See to it, brothers and sisters, that none of you has a sinful, unbelieving heart that turns away from the living God. But encourage one another daily, as long as it is called “Today,” so that none of you may be hardened by sin’s deceitfulness. We have come to share in Christ, if indeed we hold our original conviction firmly to the very end. As has just been said:

“Today, if you hear his voice,
    do not harden your hearts
    as you did in the rebellion.”

Who were they who heard and rebelled? Were they not all those Moses led out of Egypt? And with whom was he angry for forty years? Was it not with those who sinned, whose bodies perished in the wilderness? And to whom did God swear that they would never enter his rest if not to those who disobeyed? So we see that they were not able to enter, because of their unbelief.

Devotional:
The writer picks up on the point made in your last key verse — Heb 2:3. This is the issue of unbelief. He seems anxious about the future of these Hebrew Christians. His reference to Psalm 95 implies that he is nervous about whether they too will find themselves in the same place as some of those Hebrews did.

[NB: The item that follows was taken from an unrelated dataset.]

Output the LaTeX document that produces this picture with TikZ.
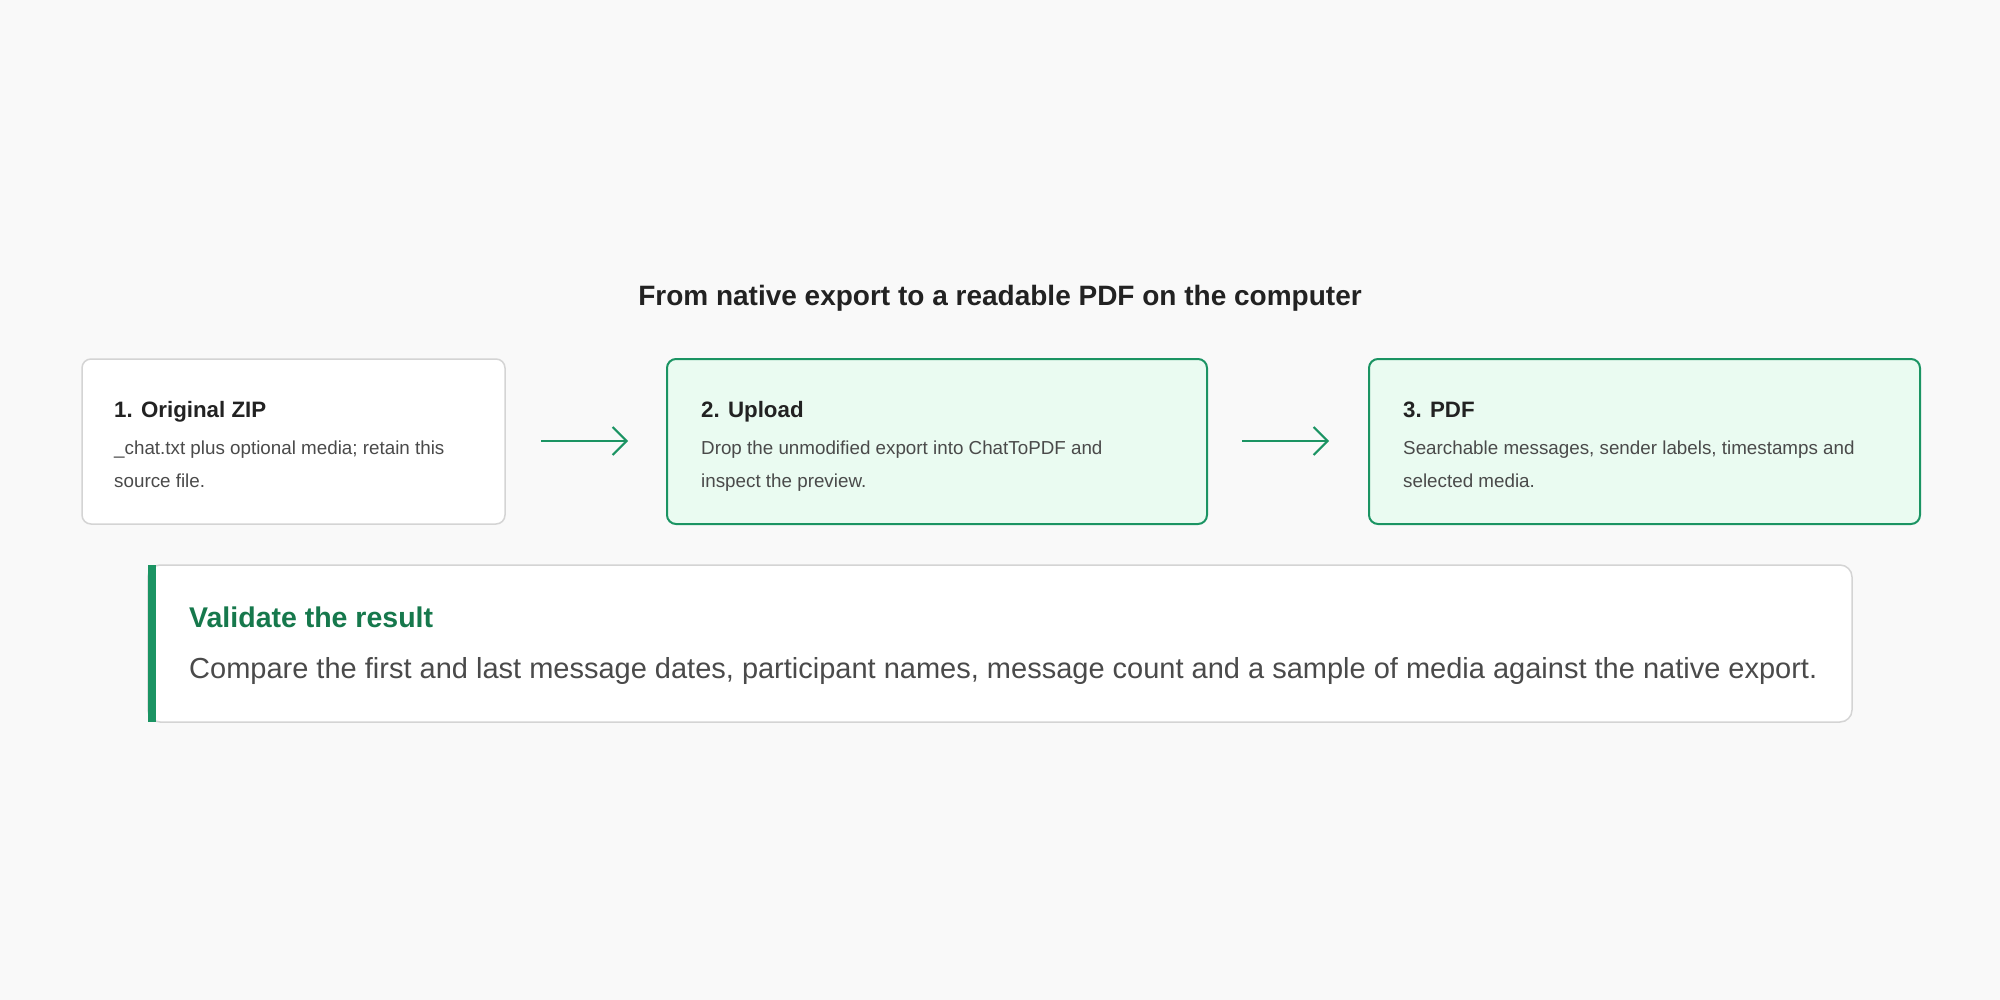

You see, hundreds of years earlier, Moses led the Hebrews out of their slavery in Egypt, to take them to their own home that God had promised them. In Egypt they were slaves, but well fed and had an okay home. However, while crossing the desert, they began to doubt God’s ability to provide sustenance and that home He promised. They were trusting in the limitations of their experience with the material world. Those who continued to believe went on to enter the homeland God had always promised, while those who stopped believing never did—their hearts were hardened, and so they grew old and died in the desert. This back and forth relationship with God throughout Israel’s journey is chronicled throughout the Old Testament. It reads like a one-sided romance. The writer to the Hebrews is saying: Look you don’t want to end up there again.

Verse 13 is critical because here the writer is acknowledging the power and reality of sin and how we are oftentimes deceived by its alluring, self-pleasing attributes. Acutely aware that at any given moment in our lives we can lose faith, He says: “Encourage each other daily! While you have time so that none of you may be hardened by sin’s deceitfulness.” Wow! Do we really need it as often as we take a shower? Likely.

Question to ponder:

  • How are you ensuring that you receive daily encouragement from others so that doubt does not set in or stay?